The tip of the bullet managed to penetrate 1-1/2”, and the fragmented rear traveled 1-1/4” It is clear that the bullet violently decelerated through the acrylic which caused excessive friction, causing visible signs of melted and re-solidified acrylic. Anyone who has worked with acrylic knows how easy it is to overheat and melt the stuff. The rear bullet fragment is completely flattened axially and the lead core has swaged through the opening in the rear of the bullet. The tip fragment is about 45 degrees off axis from a bird’s eye view.
In front of the bullet fragments, following the trajectory of entry, there are deposits of lead splatter and signs of melted acrylic which re-solidified with lead particulate, forming a gray opaque acrylic material that penetrates to about 2-1/8”. I would fathom this was a “heat channel” for lack of a better term where most of the kinetic energy turned into heat. Its where all the gooey crumbly acrylic/lead mess is in highest concentration. The rear of the cast acrylic block shows what one might assume is an exit wound, but since all main fragments of the bullet are present, it would be spalling of acrylic from the kinetic energy release of the bullet upon impact. This has been seen on other hard impact tests where a projectile did not penetrate the test surface completely, but pieces on the surface opposite of the impact had material spall off.

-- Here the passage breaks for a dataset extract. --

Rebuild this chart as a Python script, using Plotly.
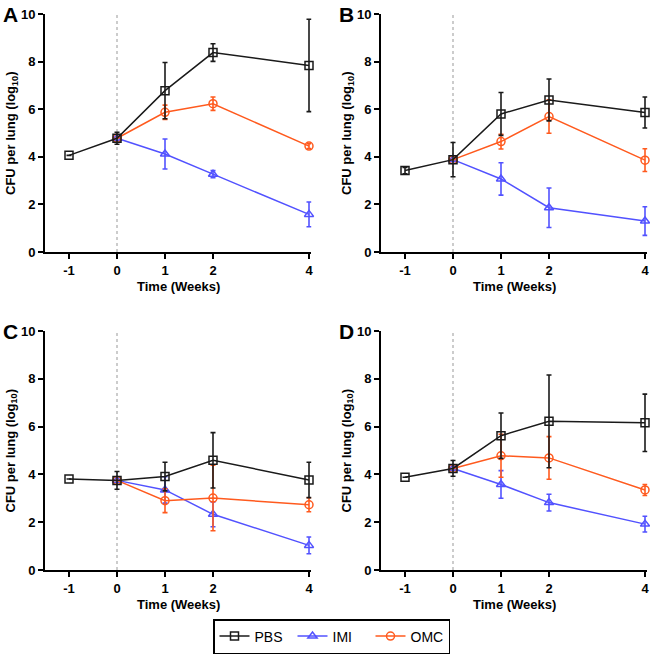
import plotly.graph_objects as go

W, H = 650, 656

weeks = [-1, 0, 1, 2, 4]
treat_weeks = [0, 1, 2, 4]
tick_text = ["-1", "0", "1", "2", "4"]

# panel A
pbs_a = [4.06, 4.78, 6.78, 8.38, 7.84]
pbs_a_err = [0.0, 0.25, 1.18, 0.37, 1.94]
imi_a = [4.78, 4.12, 3.27, 1.58]
imi_a_err = [0.0, 0.63, 0.15, 0.52]
omc_a = [4.78, 5.87, 6.23, 4.45]
omc_a_err = [0.0, 0.3, 0.28, 0.1]

# panel B
pbs_b = [3.42, 3.88, 5.80, 6.39, 5.86]
pbs_b_err = [0.13, 0.72, 0.9, 0.88, 0.65]
imi_b = [3.88, 3.07, 1.86, 1.3]
imi_b_err = [0.0, 0.68, 0.83, 0.6]
omc_b = [3.88, 4.64, 5.69, 3.86]
omc_b_err = [0.0, 0.31, 0.7, 0.48]

# panel C
pbs_c = [3.81, 3.75, 3.91, 4.59, 3.77]
pbs_c_err = [0.0, 0.37, 0.6, 1.16, 0.74]
imi_c = [3.75, 3.35, 2.33, 1.03]
imi_c_err = [0.0, 0.55, 0.52, 0.35]
omc_c = [3.75, 2.9, 3.01, 2.73]
omc_c_err = [0.0, 0.5, 1.37, 0.29]

# panel D
pbs_d = [3.88, 4.25, 5.62, 6.22, 6.16]
pbs_d_err = [0.0, 0.33, 0.95, 1.94, 1.2]
imi_d = [4.25, 3.58, 2.82, 1.92]
imi_d_err = [0.0, 0.58, 0.35, 0.33]
omc_d = [4.25, 4.78, 4.69, 3.35]
omc_d_err = [0.0, 0.9, 0.89, 0.23]

panels = [
    ("A", pbs_a, pbs_a_err, imi_a, imi_a_err, omc_a, omc_a_err),
    ("B", pbs_b, pbs_b_err, imi_b, imi_b_err, omc_b, omc_b_err),
    ("C", pbs_c, pbs_c_err, imi_c, imi_c_err, omc_c, omc_c_err),
    ("D", pbs_d, pbs_d_err, imi_d, imi_d_err, omc_d, omc_d_err),
]

BLACK = "#1a1a1a"
BLUE = "#5252ff"
ORANGE = "#ff5a1e"
FONT = "Liberation Sans"

# pixel boxes of each plot area: left, right, top, bottom
boxes = [
    (45, 311.4, 14, 252),
    (381, 647.4, 14, 252),
    (45, 311.4, 331, 570),
    (381, 647.4, 331, 570),
]


def fx(px):
    return px / W


def fy(py):
    return 1 - py / H


fig = go.Figure()
annotations = []
shapes = []

for i, (label, pbs, pbs_err, imi, imi_err, omc, omc_err) in enumerate(panels):
    n = "" if i == 0 else str(i + 1)
    xa, ya = "x" + n, "y" + n
    first = i == 0
    for name, xs, ys, err, col, sym, rank in [
        ("IMI", treat_weeks, imi, imi_err, BLUE, "triangle-up-open", 2),
        ("OMC", treat_weeks, omc, omc_err, ORANGE, "circle-open", 3),
        ("PBS", weeks, pbs, pbs_err, BLACK, "square-open", 1),
    ]:
        fig.add_trace(
            go.Scatter(
                x=xs,
                y=ys,
                name=name,
                mode="lines+markers",
                line=dict(color=col, width=1.5),
                marker=dict(symbol=sym, size=8, color=col, line=dict(width=1.5, color=col)),
                error_y=dict(type="data", array=err, color=col, thickness=1.6, width=2.5),
                xaxis=xa,
                yaxis=ya,
                showlegend=first,
                legendrank=rank,
                cliponaxis=False,
            )
        )

    l, r, t, b = boxes[i]
    axis_common = dict(
        showline=True,
        linecolor="black",
        linewidth=2,
        ticks="outside",
        ticklen=5,
        tickwidth=2,
        tickcolor="black",
        showgrid=False,
        zeroline=False,
        automargin=False,
        tickfont=dict(family=FONT, size=13, color="black", weight="bold"),
    )
    fig.layout["xaxis" + n] = dict(
        domain=[fx(l), fx(r)],
        anchor=ya,
        range=[-1.5, 4.05],
        tickvals=weeks,
        ticktext=tick_text,
        **axis_common,
    )
    fig.layout["yaxis" + n] = dict(
        domain=[fy(b), fy(t)],
        anchor=xa,
        range=[0, 10],
        tickvals=[0, 2, 4, 6, 8, 10],
        **axis_common,
    )

    shapes.append(
        dict(
            type="line", xref=xa, yref=ya, x0=0, x1=0, y0=0, y1=10,
            line=dict(color="#999999", width=1, dash="dot"), layer="below",
        )
    )
    annotations.append(
        dict(
            text="<b>CFU per lung (log<sub>10</sub>)</b>",
            x=fx(l - 34), y=fy((t + b) / 2), xref="paper", yref="paper",
            xanchor="center", yanchor="middle",
            textangle=-90, showarrow=False,
            font=dict(family=FONT, size=13, color="black"),
        )
    )
    annotations.append(
        dict(
            text="<b>Time (Weeks)</b>",
            x=fx((l + r) / 2), y=fy(b + 34), xref="paper", yref="paper",
            xanchor="center", yanchor="middle",
            showarrow=False, font=dict(family=FONT, size=13, color="black"),
        )
    )
    annotations.append(
        dict(
            text="<b>" + label + "</b>",
            x=fx(l - 44), y=fy(t - 13), xref="paper", yref="paper",
            xanchor="left", yanchor="top", showarrow=False,
            font=dict(family=FONT, size=21, color="black"),
        )
    )

fig.update_layout(
    template="none",
    width=W,
    height=H,
    margin=dict(l=0, r=0, t=0, b=0, autoexpand=False),
    plot_bgcolor="white",
    paper_bgcolor="white",
    font=dict(family=FONT, size=13, color="black"),
    shapes=shapes,
    annotations=annotations,
    legend=dict(
        orientation="h",
        x=fx(213), y=fy(619), xanchor="left", yanchor="top",
        bordercolor="black", borderwidth=1.5,
        font=dict(family=FONT, size=14, color="black"),
        entrywidth=33,
        traceorder="normal",
    ),
)

# the page body has a default 8px margin; drop it so the figure sits at 0,0
fig.write_html(
    "out.html",
    config={"displayModeBar": False},
    post_script="document.body.style.margin='0';",
)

Conclusions? This acrylic block managed to stop the bullet… this time. However I suspect that in the process of splitting in half, that dispersed a quantity of kinetic energy away from penetration aspect and it very well might mean that if I had a wider piece that didn’t split in half, the bullet might have penetrated deeper, or all the way through…or I would get the same results. In this case, the bullet was stopped, but it created some nasty spall at the rear side which probably wouldn’t be nice on bare skin.
Anyhow, I’m not promoting or detracting ballistic properties of cast acrylic as a material. Just merely documenting the results of something I don't get to shoot at often. I don’t want to sound like a Box O Truth copycat, but it sure is fun to shoot stuff, then poke at the results.